>>>>

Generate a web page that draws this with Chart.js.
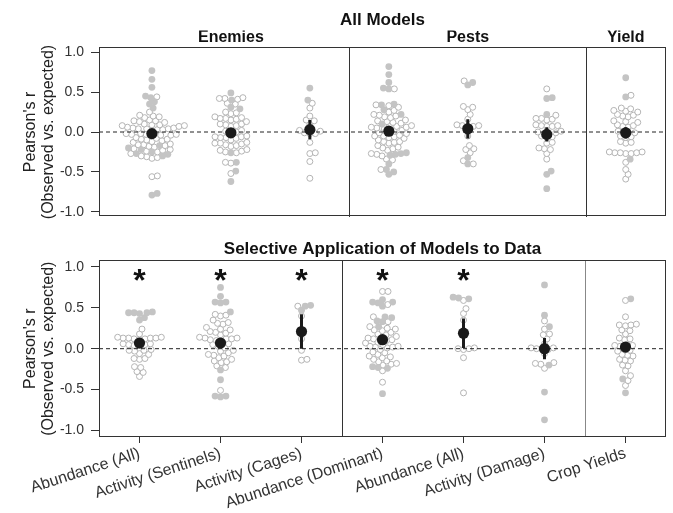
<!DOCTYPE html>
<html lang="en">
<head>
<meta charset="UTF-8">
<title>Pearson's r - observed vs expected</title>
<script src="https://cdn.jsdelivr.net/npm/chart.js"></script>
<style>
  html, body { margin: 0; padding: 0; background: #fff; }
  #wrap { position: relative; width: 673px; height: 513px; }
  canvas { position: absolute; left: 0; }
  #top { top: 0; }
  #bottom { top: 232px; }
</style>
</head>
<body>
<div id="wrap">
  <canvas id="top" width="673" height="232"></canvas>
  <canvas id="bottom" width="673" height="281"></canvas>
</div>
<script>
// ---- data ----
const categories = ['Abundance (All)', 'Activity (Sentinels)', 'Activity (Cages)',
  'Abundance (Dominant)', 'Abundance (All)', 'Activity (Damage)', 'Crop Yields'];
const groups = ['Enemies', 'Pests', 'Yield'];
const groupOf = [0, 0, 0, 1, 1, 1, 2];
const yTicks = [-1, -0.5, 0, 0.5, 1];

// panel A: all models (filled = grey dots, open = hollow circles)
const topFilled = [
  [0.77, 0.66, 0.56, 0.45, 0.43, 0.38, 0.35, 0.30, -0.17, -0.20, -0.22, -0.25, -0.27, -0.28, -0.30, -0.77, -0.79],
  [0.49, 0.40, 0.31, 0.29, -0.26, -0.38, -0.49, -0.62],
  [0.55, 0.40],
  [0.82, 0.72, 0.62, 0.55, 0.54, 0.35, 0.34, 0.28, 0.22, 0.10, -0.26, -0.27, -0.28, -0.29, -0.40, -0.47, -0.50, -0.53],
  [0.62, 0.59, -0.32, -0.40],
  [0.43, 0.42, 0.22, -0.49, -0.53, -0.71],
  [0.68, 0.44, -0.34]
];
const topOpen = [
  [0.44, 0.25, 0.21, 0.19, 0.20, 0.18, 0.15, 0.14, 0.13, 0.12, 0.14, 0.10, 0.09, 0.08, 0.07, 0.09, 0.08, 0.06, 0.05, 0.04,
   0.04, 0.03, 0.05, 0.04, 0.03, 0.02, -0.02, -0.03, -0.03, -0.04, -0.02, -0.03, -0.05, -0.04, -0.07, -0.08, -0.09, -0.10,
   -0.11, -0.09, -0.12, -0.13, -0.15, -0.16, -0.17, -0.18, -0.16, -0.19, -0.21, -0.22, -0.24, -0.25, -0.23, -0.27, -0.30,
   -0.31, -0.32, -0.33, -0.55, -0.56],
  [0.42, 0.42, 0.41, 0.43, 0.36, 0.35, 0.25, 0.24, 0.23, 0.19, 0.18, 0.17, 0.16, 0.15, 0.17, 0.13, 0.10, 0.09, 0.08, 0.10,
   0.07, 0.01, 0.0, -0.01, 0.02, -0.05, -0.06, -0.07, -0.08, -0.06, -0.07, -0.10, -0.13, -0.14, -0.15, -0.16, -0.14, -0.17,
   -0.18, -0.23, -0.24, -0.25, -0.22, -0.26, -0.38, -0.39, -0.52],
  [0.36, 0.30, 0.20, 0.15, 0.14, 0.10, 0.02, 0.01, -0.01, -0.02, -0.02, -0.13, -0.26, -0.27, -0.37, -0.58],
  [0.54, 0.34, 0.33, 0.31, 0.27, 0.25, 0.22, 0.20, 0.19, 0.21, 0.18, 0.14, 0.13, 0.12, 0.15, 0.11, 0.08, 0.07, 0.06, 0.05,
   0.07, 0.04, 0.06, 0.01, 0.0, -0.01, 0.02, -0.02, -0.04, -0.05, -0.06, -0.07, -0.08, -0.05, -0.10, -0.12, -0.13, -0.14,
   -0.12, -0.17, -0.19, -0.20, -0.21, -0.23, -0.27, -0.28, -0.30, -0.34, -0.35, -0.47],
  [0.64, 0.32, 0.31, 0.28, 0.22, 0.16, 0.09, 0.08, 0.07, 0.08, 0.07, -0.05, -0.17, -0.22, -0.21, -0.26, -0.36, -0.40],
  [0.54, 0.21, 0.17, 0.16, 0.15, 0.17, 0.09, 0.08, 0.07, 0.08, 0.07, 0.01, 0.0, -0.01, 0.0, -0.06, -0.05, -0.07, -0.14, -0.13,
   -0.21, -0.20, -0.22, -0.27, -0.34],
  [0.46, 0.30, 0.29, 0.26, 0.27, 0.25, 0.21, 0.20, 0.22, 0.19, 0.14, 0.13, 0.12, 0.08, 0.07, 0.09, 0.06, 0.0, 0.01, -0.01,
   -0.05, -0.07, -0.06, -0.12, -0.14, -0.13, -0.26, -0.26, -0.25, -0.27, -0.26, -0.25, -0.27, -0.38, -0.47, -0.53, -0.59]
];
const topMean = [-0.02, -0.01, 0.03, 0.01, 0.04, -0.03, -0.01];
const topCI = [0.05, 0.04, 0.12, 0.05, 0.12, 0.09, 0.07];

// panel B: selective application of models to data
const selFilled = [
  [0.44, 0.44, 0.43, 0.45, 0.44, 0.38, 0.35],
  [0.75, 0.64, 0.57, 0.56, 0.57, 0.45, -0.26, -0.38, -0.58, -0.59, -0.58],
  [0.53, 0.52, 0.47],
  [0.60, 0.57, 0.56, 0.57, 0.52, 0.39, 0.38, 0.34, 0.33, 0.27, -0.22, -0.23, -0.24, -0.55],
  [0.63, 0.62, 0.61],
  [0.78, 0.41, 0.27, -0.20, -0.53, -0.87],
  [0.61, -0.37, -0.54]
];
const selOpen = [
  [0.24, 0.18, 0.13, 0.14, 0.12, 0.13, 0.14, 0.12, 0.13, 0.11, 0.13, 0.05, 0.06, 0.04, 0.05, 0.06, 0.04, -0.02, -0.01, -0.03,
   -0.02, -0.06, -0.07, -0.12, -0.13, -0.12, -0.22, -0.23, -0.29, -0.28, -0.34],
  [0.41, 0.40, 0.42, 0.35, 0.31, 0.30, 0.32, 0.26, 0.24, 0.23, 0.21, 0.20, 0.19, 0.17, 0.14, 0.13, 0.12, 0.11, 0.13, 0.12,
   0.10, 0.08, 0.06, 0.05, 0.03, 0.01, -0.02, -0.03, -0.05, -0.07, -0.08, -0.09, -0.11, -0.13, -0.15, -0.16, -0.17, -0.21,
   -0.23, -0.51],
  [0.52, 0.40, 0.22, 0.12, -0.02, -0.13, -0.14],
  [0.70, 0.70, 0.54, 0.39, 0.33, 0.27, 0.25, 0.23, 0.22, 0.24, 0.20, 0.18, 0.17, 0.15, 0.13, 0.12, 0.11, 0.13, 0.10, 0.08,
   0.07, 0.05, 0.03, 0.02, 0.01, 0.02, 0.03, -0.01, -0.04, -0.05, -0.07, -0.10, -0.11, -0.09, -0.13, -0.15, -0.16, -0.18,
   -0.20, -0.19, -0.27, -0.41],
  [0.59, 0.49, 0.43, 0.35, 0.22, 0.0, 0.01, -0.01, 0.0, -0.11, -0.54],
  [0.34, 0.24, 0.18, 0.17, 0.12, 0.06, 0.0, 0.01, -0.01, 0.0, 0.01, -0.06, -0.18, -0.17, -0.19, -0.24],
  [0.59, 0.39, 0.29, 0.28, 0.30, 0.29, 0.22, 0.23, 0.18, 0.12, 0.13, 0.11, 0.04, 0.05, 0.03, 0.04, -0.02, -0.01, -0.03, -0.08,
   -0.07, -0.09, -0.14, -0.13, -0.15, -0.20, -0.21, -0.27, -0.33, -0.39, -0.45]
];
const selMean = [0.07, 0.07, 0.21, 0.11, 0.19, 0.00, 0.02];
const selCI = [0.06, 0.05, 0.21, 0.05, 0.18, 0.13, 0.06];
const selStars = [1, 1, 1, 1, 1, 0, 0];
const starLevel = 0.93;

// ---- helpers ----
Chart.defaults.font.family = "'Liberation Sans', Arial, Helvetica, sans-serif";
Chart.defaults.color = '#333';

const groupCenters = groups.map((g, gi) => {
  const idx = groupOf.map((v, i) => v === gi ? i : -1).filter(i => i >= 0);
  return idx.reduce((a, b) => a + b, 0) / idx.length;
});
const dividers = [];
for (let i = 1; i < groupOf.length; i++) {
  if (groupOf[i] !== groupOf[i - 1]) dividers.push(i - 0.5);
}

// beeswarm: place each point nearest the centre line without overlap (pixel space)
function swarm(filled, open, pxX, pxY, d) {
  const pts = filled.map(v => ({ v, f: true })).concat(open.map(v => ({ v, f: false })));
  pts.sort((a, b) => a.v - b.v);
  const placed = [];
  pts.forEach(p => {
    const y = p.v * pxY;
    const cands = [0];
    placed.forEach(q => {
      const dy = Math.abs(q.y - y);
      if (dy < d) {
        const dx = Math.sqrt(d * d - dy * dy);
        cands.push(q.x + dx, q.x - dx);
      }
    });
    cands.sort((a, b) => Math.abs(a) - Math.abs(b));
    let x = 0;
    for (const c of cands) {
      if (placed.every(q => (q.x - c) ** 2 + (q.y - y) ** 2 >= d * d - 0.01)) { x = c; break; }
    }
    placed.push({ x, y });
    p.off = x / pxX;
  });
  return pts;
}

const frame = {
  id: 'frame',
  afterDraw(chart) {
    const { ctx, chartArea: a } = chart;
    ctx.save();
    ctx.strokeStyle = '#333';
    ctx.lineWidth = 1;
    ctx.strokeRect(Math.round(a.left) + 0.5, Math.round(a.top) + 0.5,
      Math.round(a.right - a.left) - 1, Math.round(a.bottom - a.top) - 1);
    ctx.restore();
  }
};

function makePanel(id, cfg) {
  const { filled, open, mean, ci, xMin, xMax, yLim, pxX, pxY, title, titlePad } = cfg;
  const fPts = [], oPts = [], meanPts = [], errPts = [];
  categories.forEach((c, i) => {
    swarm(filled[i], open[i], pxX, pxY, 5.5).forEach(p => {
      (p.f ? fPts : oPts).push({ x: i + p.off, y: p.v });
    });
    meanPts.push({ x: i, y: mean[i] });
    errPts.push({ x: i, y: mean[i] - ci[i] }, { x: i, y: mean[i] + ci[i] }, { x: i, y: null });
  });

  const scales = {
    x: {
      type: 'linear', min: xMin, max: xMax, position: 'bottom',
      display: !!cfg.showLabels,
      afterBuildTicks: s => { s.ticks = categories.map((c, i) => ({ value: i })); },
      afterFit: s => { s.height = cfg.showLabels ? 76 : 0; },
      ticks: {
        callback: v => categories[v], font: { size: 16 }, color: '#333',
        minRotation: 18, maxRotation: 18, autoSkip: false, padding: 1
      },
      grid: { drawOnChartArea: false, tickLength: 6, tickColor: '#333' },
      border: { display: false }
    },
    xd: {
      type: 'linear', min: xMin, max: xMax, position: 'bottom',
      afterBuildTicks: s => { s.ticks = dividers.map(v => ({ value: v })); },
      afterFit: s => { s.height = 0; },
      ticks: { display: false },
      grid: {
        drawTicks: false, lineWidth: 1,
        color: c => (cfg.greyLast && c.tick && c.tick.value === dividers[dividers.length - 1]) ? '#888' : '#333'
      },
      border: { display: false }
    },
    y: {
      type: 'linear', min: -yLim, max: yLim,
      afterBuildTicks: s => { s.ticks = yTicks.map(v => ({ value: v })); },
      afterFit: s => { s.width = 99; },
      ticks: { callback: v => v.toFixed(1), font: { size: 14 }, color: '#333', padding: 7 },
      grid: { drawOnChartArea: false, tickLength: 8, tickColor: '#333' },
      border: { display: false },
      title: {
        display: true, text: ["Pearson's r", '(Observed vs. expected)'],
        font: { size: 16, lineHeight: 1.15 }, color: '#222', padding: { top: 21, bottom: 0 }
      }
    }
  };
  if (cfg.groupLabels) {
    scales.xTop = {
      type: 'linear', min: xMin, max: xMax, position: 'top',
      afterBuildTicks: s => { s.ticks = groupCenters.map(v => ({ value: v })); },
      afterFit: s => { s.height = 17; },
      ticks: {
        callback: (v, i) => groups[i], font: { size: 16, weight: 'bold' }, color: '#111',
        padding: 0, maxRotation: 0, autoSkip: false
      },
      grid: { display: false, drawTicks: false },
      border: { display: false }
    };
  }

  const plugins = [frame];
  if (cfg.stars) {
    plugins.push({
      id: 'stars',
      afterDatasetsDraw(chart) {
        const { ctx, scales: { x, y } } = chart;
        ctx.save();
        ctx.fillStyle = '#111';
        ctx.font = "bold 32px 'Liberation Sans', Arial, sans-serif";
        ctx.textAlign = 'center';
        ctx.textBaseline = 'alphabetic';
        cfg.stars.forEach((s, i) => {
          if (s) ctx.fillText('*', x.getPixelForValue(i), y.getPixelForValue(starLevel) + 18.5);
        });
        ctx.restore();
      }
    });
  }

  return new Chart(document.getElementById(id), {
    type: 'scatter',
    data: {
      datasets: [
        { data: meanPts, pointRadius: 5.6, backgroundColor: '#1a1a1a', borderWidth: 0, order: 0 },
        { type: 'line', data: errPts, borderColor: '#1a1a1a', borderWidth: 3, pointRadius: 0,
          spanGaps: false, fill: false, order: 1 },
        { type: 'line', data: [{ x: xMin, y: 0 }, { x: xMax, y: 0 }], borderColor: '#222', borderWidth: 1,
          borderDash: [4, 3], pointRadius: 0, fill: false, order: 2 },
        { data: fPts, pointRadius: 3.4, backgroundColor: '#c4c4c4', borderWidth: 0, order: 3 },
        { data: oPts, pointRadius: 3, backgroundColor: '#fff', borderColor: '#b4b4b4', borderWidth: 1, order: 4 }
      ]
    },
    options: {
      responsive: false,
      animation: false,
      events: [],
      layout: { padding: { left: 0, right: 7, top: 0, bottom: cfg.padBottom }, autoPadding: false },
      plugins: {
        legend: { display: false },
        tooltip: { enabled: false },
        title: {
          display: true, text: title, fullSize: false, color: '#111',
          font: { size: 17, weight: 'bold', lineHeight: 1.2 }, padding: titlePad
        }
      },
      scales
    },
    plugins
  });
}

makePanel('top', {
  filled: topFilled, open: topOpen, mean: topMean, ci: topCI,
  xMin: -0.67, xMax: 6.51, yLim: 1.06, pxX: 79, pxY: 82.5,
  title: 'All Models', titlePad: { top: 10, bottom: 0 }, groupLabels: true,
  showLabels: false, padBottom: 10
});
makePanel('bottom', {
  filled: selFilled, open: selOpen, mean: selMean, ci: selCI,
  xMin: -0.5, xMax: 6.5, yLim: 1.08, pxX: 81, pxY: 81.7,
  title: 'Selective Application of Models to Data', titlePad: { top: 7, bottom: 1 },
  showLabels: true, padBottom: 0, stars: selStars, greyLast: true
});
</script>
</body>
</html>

<<<<

**EXERCISE DETAILS:** Pictures are excluded: retype only the lines from the beginning of the listing above through the line with "const yTicks = [-1, -0.5, 0, 0.5, 1];", both included.

**SOLUTION FOR THIS EXERCISE:**
Generate a web page that draws this with Chart.js.
<!DOCTYPE html>
<html lang="en">
<head>
<meta charset="UTF-8">
<title>Pearson's r - observed vs expected</title>
<script src="https://cdn.jsdelivr.net/npm/chart.js"></script>
<style>
  html, body { margin: 0; padding: 0; background: #fff; }
  #wrap { position: relative; width: 673px; height: 513px; }
  canvas { position: absolute; left: 0; }
  #top { top: 0; }
  #bottom { top: 232px; }
</style>
</head>
<body>
<div id="wrap">
  <canvas id="top" width="673" height="232"></canvas>
  <canvas id="bottom" width="673" height="281"></canvas>
</div>
<script>
// ---- data ----
const categories = ['Abundance (All)', 'Activity (Sentinels)', 'Activity (Cages)',
  'Abundance (Dominant)', 'Abundance (All)', 'Activity (Damage)', 'Crop Yields'];
const groups = ['Enemies', 'Pests', 'Yield'];
const groupOf = [0, 0, 0, 1, 1, 1, 2];
const yTicks = [-1, -0.5, 0, 0.5, 1];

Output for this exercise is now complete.